■ **Work to complete**
Write out every line of the material as it stands, apart from the pictures.

■ **Data segment**

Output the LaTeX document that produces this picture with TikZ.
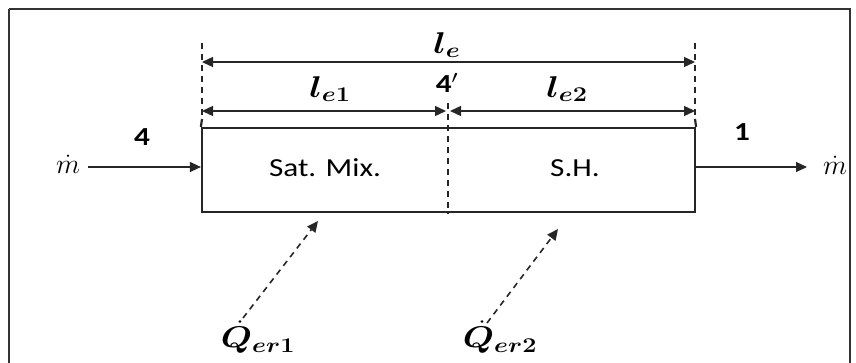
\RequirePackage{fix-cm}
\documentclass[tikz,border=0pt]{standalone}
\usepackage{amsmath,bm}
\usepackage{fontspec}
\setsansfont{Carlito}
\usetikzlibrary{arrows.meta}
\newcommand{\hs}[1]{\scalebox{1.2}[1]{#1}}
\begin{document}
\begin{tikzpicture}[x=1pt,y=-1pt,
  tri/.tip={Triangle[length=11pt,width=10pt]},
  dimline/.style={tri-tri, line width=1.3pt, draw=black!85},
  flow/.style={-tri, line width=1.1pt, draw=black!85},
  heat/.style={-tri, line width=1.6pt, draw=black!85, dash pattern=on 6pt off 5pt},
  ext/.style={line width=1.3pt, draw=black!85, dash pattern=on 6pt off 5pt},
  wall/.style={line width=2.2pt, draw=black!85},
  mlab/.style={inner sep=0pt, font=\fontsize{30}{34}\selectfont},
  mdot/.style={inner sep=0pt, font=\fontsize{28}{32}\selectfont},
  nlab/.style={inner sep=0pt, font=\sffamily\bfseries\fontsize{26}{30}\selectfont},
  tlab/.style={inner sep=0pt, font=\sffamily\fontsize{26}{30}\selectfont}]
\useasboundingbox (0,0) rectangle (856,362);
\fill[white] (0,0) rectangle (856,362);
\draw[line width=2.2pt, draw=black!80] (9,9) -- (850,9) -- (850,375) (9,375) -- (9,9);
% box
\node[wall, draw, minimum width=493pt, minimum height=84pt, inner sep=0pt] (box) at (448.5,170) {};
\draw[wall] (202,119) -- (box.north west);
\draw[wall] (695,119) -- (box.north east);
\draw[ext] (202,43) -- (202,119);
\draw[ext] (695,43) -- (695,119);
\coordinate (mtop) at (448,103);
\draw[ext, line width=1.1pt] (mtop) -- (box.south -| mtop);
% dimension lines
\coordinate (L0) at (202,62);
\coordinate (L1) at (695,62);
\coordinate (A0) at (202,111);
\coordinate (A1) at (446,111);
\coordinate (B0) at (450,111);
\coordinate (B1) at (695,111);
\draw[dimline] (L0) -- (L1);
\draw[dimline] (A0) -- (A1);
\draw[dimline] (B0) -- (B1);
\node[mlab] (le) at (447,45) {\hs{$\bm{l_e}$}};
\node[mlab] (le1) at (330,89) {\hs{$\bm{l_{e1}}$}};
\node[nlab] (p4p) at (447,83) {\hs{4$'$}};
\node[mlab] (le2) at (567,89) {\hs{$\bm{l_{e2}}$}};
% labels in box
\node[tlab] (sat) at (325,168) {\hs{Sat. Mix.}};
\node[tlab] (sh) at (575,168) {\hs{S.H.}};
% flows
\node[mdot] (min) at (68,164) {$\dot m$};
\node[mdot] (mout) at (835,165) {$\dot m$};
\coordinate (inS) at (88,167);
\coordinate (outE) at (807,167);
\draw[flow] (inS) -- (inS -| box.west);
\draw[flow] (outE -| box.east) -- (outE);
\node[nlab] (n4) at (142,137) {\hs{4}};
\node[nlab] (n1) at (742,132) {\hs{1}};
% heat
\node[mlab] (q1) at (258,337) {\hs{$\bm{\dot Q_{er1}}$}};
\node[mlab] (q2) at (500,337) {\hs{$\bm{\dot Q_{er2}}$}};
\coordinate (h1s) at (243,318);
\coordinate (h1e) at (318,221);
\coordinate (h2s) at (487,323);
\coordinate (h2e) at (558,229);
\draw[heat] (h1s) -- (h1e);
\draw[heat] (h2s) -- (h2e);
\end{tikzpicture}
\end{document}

■ **Result for this task**
Output the LaTeX document that produces this picture with TikZ.
\RequirePackage{fix-cm}
\documentclass[tikz,border=0pt]{standalone}
\usepackage{amsmath,bm}
\usepackage{fontspec}
\setsansfont{Carlito}
\usetikzlibrary{arrows.meta}
\newcommand{\hs}[1]{\scalebox{1.2}[1]{#1}}
\begin{document}
\begin{tikzpicture}[x=1pt,y=-1pt,
  tri/.tip={Triangle[length=11pt,width=10pt]},
  dimline/.style={tri-tri, line width=1.3pt, draw=black!85},
  flow/.style={-tri, line width=1.1pt, draw=black!85},
  heat/.style={-tri, line width=1.6pt, draw=black!85, dash pattern=on 6pt off 5pt},
  ext/.style={line width=1.3pt, draw=black!85, dash pattern=on 6pt off 5pt},
  wall/.style={line width=2.2pt, draw=black!85},
  mlab/.style={inner sep=0pt, font=\fontsize{30}{34}\selectfont},
  mdot/.style={inner sep=0pt, font=\fontsize{28}{32}\selectfont},
  nlab/.style={inner sep=0pt, font=\sffamily\bfseries\fontsize{26}{30}\selectfont},
  tlab/.style={inner sep=0pt, font=\sffamily\fontsize{26}{30}\selectfont}]
\useasboundingbox (0,0) rectangle (856,362);
\fill[white] (0,0) rectangle (856,362);
\draw[line width=2.2pt, draw=black!80] (9,9) -- (850,9) -- (850,375) (9,375) -- (9,9);
% box
\node[wall, draw, minimum width=493pt, minimum height=84pt, inner sep=0pt] (box) at (448.5,170) {};
\draw[wall] (202,119) -- (box.north west);
\draw[wall] (695,119) -- (box.north east);
\draw[ext] (202,43) -- (202,119);
\draw[ext] (695,43) -- (695,119);
\coordinate (mtop) at (448,103);
\draw[ext, line width=1.1pt] (mtop) -- (box.south -| mtop);
% dimension lines
\coordinate (L0) at (202,62);
\coordinate (L1) at (695,62);
\coordinate (A0) at (202,111);
\coordinate (A1) at (446,111);
\coordinate (B0) at (450,111);
\coordinate (B1) at (695,111);
\draw[dimline] (L0) -- (L1);
\draw[dimline] (A0) -- (A1);
\draw[dimline] (B0) -- (B1);
\node[mlab] (le) at (447,45) {\hs{$\bm{l_e}$}};
\node[mlab] (le1) at (330,89) {\hs{$\bm{l_{e1}}$}};
\node[nlab] (p4p) at (447,83) {\hs{4$'$}};
\node[mlab] (le2) at (567,89) {\hs{$\bm{l_{e2}}$}};
% labels in box
\node[tlab] (sat) at (325,168) {\hs{Sat. Mix.}};
\node[tlab] (sh) at (575,168) {\hs{S.H.}};
% flows
\node[mdot] (min) at (68,164) {$\dot m$};
\node[mdot] (mout) at (835,165) {$\dot m$};
\coordinate (inS) at (88,167);
\coordinate (outE) at (807,167);
\draw[flow] (inS) -- (inS -| box.west);
\draw[flow] (outE -| box.east) -- (outE);
\node[nlab] (n4) at (142,137) {\hs{4}};
\node[nlab] (n1) at (742,132) {\hs{1}};
% heat
\node[mlab] (q1) at (258,337) {\hs{$\bm{\dot Q_{er1}}$}};
\node[mlab] (q2) at (500,337) {\hs{$\bm{\dot Q_{er2}}$}};
\coordinate (h1s) at (243,318);
\coordinate (h1e) at (318,221);
\coordinate (h2s) at (487,323);
\coordinate (h2e) at (558,229);
\draw[heat] (h1s) -- (h1e);
\draw[heat] (h2s) -- (h2e);
\end{tikzpicture}
\end{document}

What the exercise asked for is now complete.